Monthly Archives: February 2019

Remote Places

In his final short story in Collected Short Fiction, Gerald Murnane mentions Tristan da Cunha, one of the remotest places on this planet.  I got to thinking about it and other distant and sometimes uninhabited areas and googled “remote places in the world” where I found several websites with names like “The 20 most isolated places on Earth”.  I  began researching and found it fascinating  The better websites, like the cleverly named atlasandboots.com, included Tristan.

Atlasandboots reported that Tristan da Cunha is 1,491 miles from the nearest continent, Africa.  The closest inhabited place to it is Saint Helena, the island that Napoleon Bonaparte was sent to after his 2nd attempt to conquer France and the world.  After his first try he was sent to the island of Elba, which gave him a vacation instead of island fever.  In the Mediterranean Sea, Elba is not too far from Napoleon’s birthplace on Corsica.  The population of Tristan, according to atlasandboots is 297.  Another website called Insider said that 258 humans live there.  Atlasandboots also placed Pitcairn Island, the island where the mutineers from the Bounty settled, on its list.  Pitcairn’s 56 residents are all descendants of the troubled Bligh supporters.  Also on a and b’s list are Barrow, Alaska, and Easter Island.  Both show up on a lot of remote compilations.

As I browsed, I began building my own list.  Both Pitcairn and Tristan de Cunha are on it along with such distant islands as Kerguelen, Macquerie, South Georgia, and Cocos.  Kerguelen, also known as Desolation Island, is in the Indian Ocean and close to Antarctica.  It rains, sleets, and snows 300 days a year on the researchers working there.  One website reported that there are 130 residents, but that was in 2012.   Cocos has 600 residents and is 1,700 miles from Perth, Australia.  Half way between Australia and Antarctica, Macquarie has no permanent residents other than penguins.  South Georgia Island, which Kate Siber calls “The Last Godforsaken Place”, does have a settlement called Grytviken.  This islands population is 32 in the summer and half that in winter for understandable reasons.
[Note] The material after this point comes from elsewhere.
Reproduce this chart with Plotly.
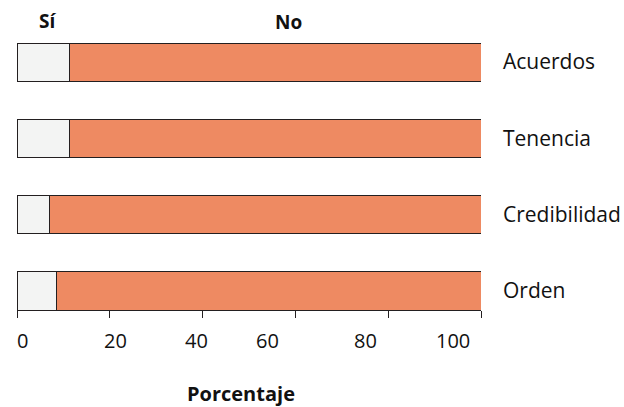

I have always thought that Murmansk, Russia, is the remotest big city in the world.  The remotest place I aspire to seeing is the Faroe Islands.  Probably the most isolated places I have been to are Coober Pedy in South Australia, Unalaska in The Aleutian Islands, and Argentina’s Valdés Peninsula.  One time Ruth and I took a boat from Punta Arenas, Chile, to see a penguin colony.  It took us 12 hours to get there and return and was strangely worth it.

Hank

 


Gauging Train Travel in Australia

Ruth & I have traveled to Melbourne every time we’ve gone to Australia.  It’s one of my favorite cities in the world.  We have often flown there from Sydney even though we prefer the train.  We have taken both the historic Ghan and Indian Pacific trains Down Under.  Over the years I have asked Australian friends about taking the train from Sydney to Melbourne, but they always indicate displeasure at the idea and tell us it’s much better to fly.  I assumed that there was no direct train between these 2 cities.  I was wrong.   There is a direct XPT train between Australia’s 2 largest cities that takes 11 hours, so why have I been discouraged from using it?

High speed trains have been proposed but do not yet exist in Australia because they are expensive to make happen.  Renting a car from Sydney to Melbourne or the reverse involves driving 545 miles and staying on the left side of the road.  The train between these cities covers 600 miles, but New South Wales trains are standard gauge and Victoria’s have historically been broad.  The other common gauge is narrow.  Some call the highway ride long and boring and recommend flying.  This can involve rapid transit to Sydney’s airport, staying at an airport hotel, taking the very short flight to Melbourne riding  a Skybus into the city, and finally  transferring to another bus or taxi to get to a hotel in city center.  This is expensive travel although most claim it’s the best way to go. Why not take the train?

There are usually 2 trains daily between these cities.  One leaves Sydney’s downtown Central Station at 7:40 am and arrives in Melbourne at 6:30 pm.   Presently it costs $130 for a non-first-class seat and $183 for an upgrade.  Passengers who just pay for a seat are allowed only one small carry on bag limited to 11 pounds.   The overnighter leaves Sydney at 8:42 pm and arrives the next morning at 7:30.   The typical passenger currently rents a sleeping compartment and pays $271 for this ride.  A one-way flight would probably cost around $200 and more on Friday, Sunday, or Monday.

Most of the Sydney to Melbourne or Melbourne to Sydney trip is in New South Wales.  The train crosses into Victoria at Albury, a town of 51,000.  It continues from there to Melbourne’s Southern Cross Station.  In 1962 a standard gauge track was completed from Albury to Melbourne, making it possible to stay on the same train for the entire trip.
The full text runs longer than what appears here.